“Être aidant, c’est passer sous un rouleau compresseur”

À l’âge de 62 ans, Evelyne apprend que son mari souffre d’une maladie rare : l’amylose, qui peut toucher un ou plusieurs organes (le cœur, les reins, le foie…). Elle raconte le parcours du combattant qu’elle mène depuis une douzaine d’années aux côtés de son époux, avec ses périodes de découragement, de solitude, mais aussi d’espoir.

“Amylose ? Lorsque le diagnostic a été posé, je n’avais jamais entendu ce mot-là de ma vie. J’étais encore active ; mon métier d’analyste-programmatrice en informatique me passionnait. Dès le début de la maladie de mon époux, j’ai été prise dans un tourbillon. L’accompagner à ses rendez-vous médicaux, passer des heures dans les salles d’attente ou les couloirs des hôpitaux, attendre l’avis des médecins… Tout cela est extrêmement stressant, d’autant qu’il n’existait à l’époque aucun traitement médicamenteux. Ensemble, nous avons renoncé aux projets de voyage que nous avions faits pour notre retraite ; moi, j’ai commencé à mettre de côté ma santé, mes envies, mes loisirs.

J’étais prise dans un rouleau compresseur, je n’avais plus le temps de réfléchir à rien, mais je n’avais pas le choix : je devais aller de l’avant. Plus je voyais l’état de mon mari se dégrader, moins j’avais envie de voir les gens et de leur raconter ma vie, car rien n’évoluait.

Chaque mois, pendant 8 mois, nous avions rendez-vous à l’hôpital pour faire le point avec l’équipe médicale… qui ne prenait jamais aucune décision tranchée. Je courais partout mais, en même temps, je me sentais totalement impuissante ! C’était tellement difficile à supporter qu’un jour j’ai tapé du poing sur la table en leur disant : “Maintenant, il faut choisir !” Quatre mois après, mon mari bénéficiait d’une double-greffe cœur et foie.
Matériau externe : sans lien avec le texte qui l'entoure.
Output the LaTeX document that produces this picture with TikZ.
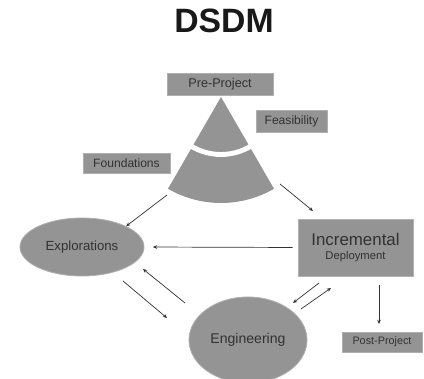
\documentclass[tikz,border=0pt]{standalone}
\usepackage{fontspec}
\setmainfont{Liberation Sans}
\usetikzlibrary{shapes.geometric,arrows.meta}
\definecolor{phasegray}{RGB}{148,148,148}
\definecolor{ink}{RGB}{50,50,50}

\begin{document}
\begin{tikzpicture}[x=0.025cm,y=-0.025cm,
  phase/.style={draw=phasegray!75!white, line width=0.6pt, fill=phasegray, text=ink, inner sep=0pt},
  flow/.style={draw=ink, line width=0.5pt, -{Stealth[length=3pt,width=2.6pt]}}]
\useasboundingbox (0,0) rectangle (424,379);

% Title
\node[font=\bfseries\fontsize{24}{24}\selectfont, text=black!90] (title) at (224,21) {DSDM};

% The cone, cut in two
\fill[phasegray] (221,97) -- ++(60:106) arc[start angle=60, end angle=120, radius=106] -- cycle;
\draw[white, line width=3.5pt] (221,97) ++(53:57.5) arc[start angle=53, end angle=127, radius=57.5];
\coordinate (coneL) at (167,195);
\coordinate (coneR) at (280,184);

% Phases
\node[phase, minimum width=2.65cm, minimum height=0.55cm, font=\fontsize{9}{10}\selectfont] (pre) at (220,84) {Pre-Project};
\node[phase, minimum width=1.775cm, minimum height=0.55cm, font=\fontsize{8.6}{10}\selectfont] (feas) at (291.5,121) {Feasibility};
\node[phase, minimum width=2.175cm, minimum height=0.5cm, font=\fontsize{8.6}{10}\selectfont] (found) at (126.5,163) {Foundations};

\node[phase, ellipse, minimum width=3.1cm, minimum height=1.45cm, font=\fontsize{9.4}{10}\selectfont] (expl) at (82,247) {Explorations};
\node[phase, minimum width=2.875cm, minimum height=1.425cm, align=center] (incr) at (355.5,247.5)
  {\fontsize{12}{13}\selectfont Incremental\\[-2pt]\fontsize{8}{9}\selectfont Deployment};
\node[phase, ellipse, minimum width=2.95cm, minimum height=2.15cm, font=\fontsize{10}{11}\selectfont] (eng) at (248,340) {Engineering};
\node[phase, minimum width=2cm, minimum height=0.5cm, font=\fontsize{7.7}{9}\selectfont] (post) at (382,342) {Post-Project};

% Free ends of the connectors
\coordinate (incrTop) at (313,211);
\coordinate (engOut) at (185,303);
\coordinate (explIn) at (143,269);
\coordinate (explOut) at (123,281);
\coordinate (engIn) at (167,318);
\coordinate (incrOut) at (319,283);
\coordinate (engIn2) at (293,303);
\coordinate (engOut2) at (301,309);
\coordinate (incrIn) at (331,288);
\coordinate (postTop) at (379,285);
\coordinate (postIn) at (379,324);

% Connectors
\draw[flow] (coneL) -- (expl.north east);
\draw[flow] (coneR) -- (incrTop);
\draw[flow, shorten <=3.5pt, shorten >=6pt] (incr.west) -- (expl.east);
\draw[flow] (engOut) -- (explIn);
\draw[flow] (explOut) -- (engIn);
\draw[flow] (incrOut) -- (engIn2);
\draw[flow] (engOut2) -- (incrIn);
\draw[flow] (postTop) -- (postIn);

\end{tikzpicture}
\end{document}
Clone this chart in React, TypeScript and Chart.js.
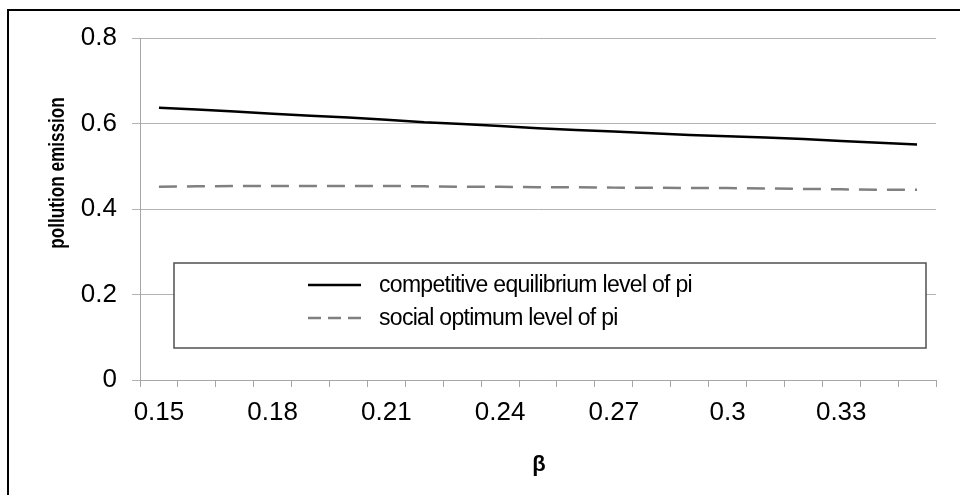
import React, { useEffect, useRef } from "react";
import { Chart, registerables } from "chart.js";

Chart.register(...registerables);

const betaLabels = [
  "0.15", "0.16", "0.17", "0.18", "0.19", "0.2", "0.21", "0.22", "0.23", "0.24", "0.25",
  "0.26", "0.27", "0.28", "0.29", "0.3", "0.31", "0.32", "0.33", "0.34", "0.35",
];
const competitiveLevel = [
  0.637, 0.633, 0.628, 0.623, 0.618, 0.614, 0.609, 0.603, 0.599, 0.594, 0.589,
  0.585, 0.581, 0.577, 0.573, 0.570, 0.567, 0.564, 0.559, 0.555, 0.551,
];
const socialLevel = [
  0.452, 0.453, 0.454, 0.454, 0.454, 0.454, 0.454, 0.453, 0.452, 0.452, 0.451,
  0.451, 0.450, 0.450, 0.449, 0.449, 0.448, 0.447, 0.446, 0.445, 0.445,
];
const seriesNames = ["competitive equilibrium level of pi", "social optimum level of pi"];
const yTitle = "pollution emission";
const xTitle = "β";

const FONT = "'Liberation Sans', Arial, sans-serif";

const overlayPlugin = {
  id: "overlay",
  afterDatasetsDraw(chart: any) {
    const ctx = chart.ctx;
    ctx.save();
    // legend box
    const bx = 174, by = 263, bw = 752, bh = 85;
    ctx.fillStyle = "#ffffff";
    ctx.fillRect(bx, by, bw, bh);
    ctx.strokeStyle = "#505050";
    ctx.lineWidth = 1.5;
    ctx.strokeRect(bx, by, bw, bh);
    const rows = [285, 318];
    chart.data.datasets.forEach((ds: any, i: number) => {
      const y = rows[i];
      ctx.beginPath();
      ctx.strokeStyle = ds.borderColor;
      ctx.lineWidth = ds.borderWidth;
      ctx.setLineDash(i === 1 ? [13, 7] : []);
      ctx.moveTo(308, y);
      ctx.lineTo(361, y);
      ctx.stroke();
      ctx.setLineDash([]);
      ctx.fillStyle = "#000000";
      ctx.font = `23px ${FONT}`;
      (ctx as any).letterSpacing = "-0.7px";
      ctx.textAlign = "left";
      ctx.textBaseline = "middle";
      ctx.fillText(ds.label, 379, y + 1);
      (ctx as any).letterSpacing = "0px";
    });
    // axis titles
    ctx.fillStyle = "#000000";
    ctx.font = `bold 22px ${FONT}`;
    ctx.textAlign = "center";
    ctx.textBaseline = "middle";
    ctx.save();
    ctx.translate(58, 173);
    ctx.rotate(-Math.PI / 2);
    ctx.scale(0.78, 1);
    ctx.fillText(yTitle, 0, 0);
    ctx.restore();
    ctx.font = `bold 22px ${FONT}`;
    ctx.fillText(xTitle, 539, 465);
    ctx.restore();
  },
};

export default function App() {
  const ref = useRef<HTMLCanvasElement | null>(null);
  useEffect(() => {
    if (!ref.current) return;
    const chart = new Chart(ref.current, {
      type: "line",
      data: {
        labels: betaLabels,
        datasets: [
          {
            label: seriesNames[0],
            data: competitiveLevel,
            borderColor: "#000000",
            borderWidth: 2.5,
            pointRadius: 0,
            tension: 0,
            fill: false,
          },
          {
            label: seriesNames[1],
            data: socialLevel,
            borderColor: "#808080",
            borderWidth: 2.5,
            borderDash: [18, 10],
            pointRadius: 0,
            tension: 0,
            fill: false,
          },
        ],
      },
      options: {
        animation: false,
        responsive: false,
        devicePixelRatio: 1,
        layout: { padding: { left: 0, top: 38, right: 24, bottom: 0 } },
        plugins: { legend: { display: false }, tooltip: { enabled: false } },
        scales: {
          x: {
            type: "category",
            offset: true,
            afterFit: (s: any) => { s.height = 115; },
            grid: {
              display: true,
              offset: true,
              drawOnChartArea: false,
              drawTicks: true,
              tickLength: 7,
              color: "#a6a6a6",
            },
            border: { display: true, color: "#a6a6a6", width: 1 },
            ticks: {
              autoSkip: false,
              maxRotation: 0,
              minRotation: 0,
              padding: 10,
              color: "#000000",
              font: { family: FONT, size: 26 },
              callback: (_v: any, i: number) => (i % 3 === 0 ? betaLabels[i] : ""),
            },
          },
          y: {
            min: 0,
            max: 0.8,
            afterFit: (s: any) => { s.width = 140; },
            grid: { color: "#b3b3b3", lineWidth: 1, drawTicks: true, tickLength: 8 },
            border: { display: true, color: "#a6a6a6", width: 1 },
            ticks: {
              stepSize: 0.2,
              padding: 15,
              color: "#000000",
              font: { family: FONT, size: 26 },
              callback: (v: any) => String(Number(Number(v).toFixed(1))),
            },
          },
        },
      },
      plugins: [overlayPlugin],
    });
    return () => chart.destroy();
  }, []);

  return (
    <div style={{ position: "fixed", left: 0, top: 0, width: 960, height: 495, overflow: "hidden", background: "#ffffff" }}>
      <canvas ref={ref} width={960} height={495} style={{ position: "absolute", left: 0, top: 0 }} />
      <div
        style={{
          position: "absolute",
          left: 7,
          top: 9,
          width: 1200,
          height: 800,
          borderLeft: "2px solid #000",
          borderTop: "2px solid #000",
          pointerEvents: "none",
        }}
      />
    </div>
  );
}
Durant sa convalescence en maison de repos, j’allais le voir tous les après-midi ; je faisais entre 1h et 1h30 de trajet à l’aller comme au retour. Certains soirs, c’était tout juste si j’avais la force de rentrer… J’étais épuisée ! Tout le monde m’appelait pour prendre de ses nouvelles et le téléphone n’arrêtait pas de sonner. Sur les conseils de ma fille, j’ai pris l’initiative d’envoyer un mail groupé régulièrement, pour ne pas avoir à répéter sans cesse les mêmes choses. Quand on est aidant, il faut aussi être en mesure d’encaisser certaines phrases, comme celle de ce médecin réanimateur qui, un jour, m’a lancé : “Vous savez, dans mon service, il n’y a qu’un patient sur deux qui en ressort vivant !”.

A la suite de cela, nous avons profité d’un peu de répit pour sortir, voir nos proches, aller au théâtre… sans jamais aller très loin car mon époux se fatigue vite. Au bout de cinq ans et demi, il a fallu mettre en place un nouveau protocole de traitement par perfusion toutes les trois semaines. Lorsqu’il a été opéré du dos en 2020, j’ai dû faire installer un lit médicalisé dans le salon et gérer le planning des infirmières qui venaient pour les soins quotidiens : c’est toute une organisation ! En revanche, je me suis toujours refusée à faire moi-même la toilette de mon mari. Par pudeur comme par respect pour lui ; lui-même tenait à m’épargner ça.

Depuis que nous nous sommes rapprochés de l’Association française contre l’amylose, nous multiplions les rencontres entre malades. J’ai même co-rédigé avec des psychologues un livret spécialement dédié au rôle d’aidant et me suis investie dans la dernière Journée mondiale contre l’amylose en octobre dernier. Cela m’a permis de réfléchir sur moi-même… et de prendre la mesure de tout ce que j’avais fait par amour pour mon époux. C’est ainsi que je me suis rendue compte que je devais me ménager du temps pour faire ce que j’aime : marcher dans la forêt, voir mes amies, lire, boire un thé tranquillement… Tout ce qui m’a tant manqué au début mais qui sont autant de choses indispensables pour ne pas craquer !”.